A group of activists with the Eco Harbor Co-Creation team speak with a representative from Minneapolis City Council member Jeremiah Ellison's office.
Evan Frost | MPR News

Some north Minneapolis residents said the amphitheater would impede river access as a privately-owned performance venue. They're also worried that the businesses won't generate many jobs beyond bartending and ticket taking. But mostly, they feel ignored.

Catherine Fleming is a member of a north Minneapolis community group called the Eco Harbor Co-Creation team. They've been doing some door-knocking in the McKinley neighborhood, asking residents if they've heard about the changes at their doorstep.

"Our findings were that even the people that are closest to the actual Upper Harbor physical site, McKinley residents, could look out the back window and see the site, and they had never been approached, never heard about the project, and no one had reached out to them," said Fleming.

City planning officials say the development team hosted dozens of town hall meetings and listening sessions. They also did some door-knocking of their own in the McKinley neighborhood, officials said.

Whitney Clark is the executive director of the Friends of the Mississippi River, a nonprofit that's been tracking this plan. He said he's attended some of those listening sessions.

"They presented a single plan, a static plan, and they took a lot of input. And then they went away and they made a few minor changes to it and basically brought forward the same essential plan," Clark said.

City planners said the current plan is still painting in broad strokes, and that the details in the plan may change as the team moves from a "concept" to the next phase.

The preliminary vote was put off for almost a month — first due to a project developer experiencing financial difficulties, then again when Ward 4 Council member Phillipe Cunningham, who represents McKinley and other north Minneapolis neighborhoods, proposed a new community planning and engagement group.

The mayor and City Council will appoint the group's 15 members from different Minneapolis communities.

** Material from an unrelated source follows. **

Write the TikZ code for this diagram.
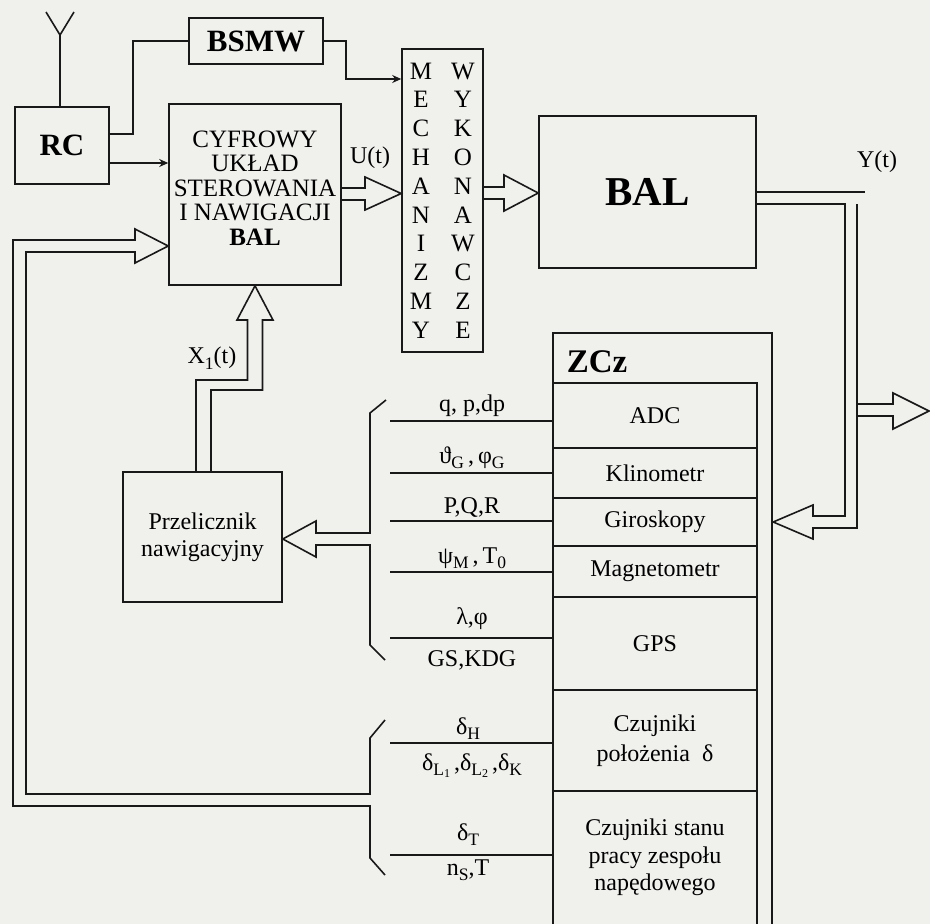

They will then have 60 days to evaluate the concept plan, flagging items for feasibility and environmental studies. They'll also come up with three alternative designs for the site.

Cunningham said the group is an example of the city learning about what the community needs.

"This is the work that needs to be done — figuring out how we're going to remove that barrier brick by brick. And it's a learning process, it's an iterative process," said Cunningham.

But community and environmental groups still think the process is going too fast.

Roxanne O'Brien is another member of the Eco Harbor Co-Creation team. She's asking the city to delay the vote so that her team can spread the word.

"We're asking for a delay, just so we can work harder, pretty much. Organize more, to get more people to understand what's happening," said O'Brien. "There's a lot of people that do not know what's going on and do not know what's about to hit them."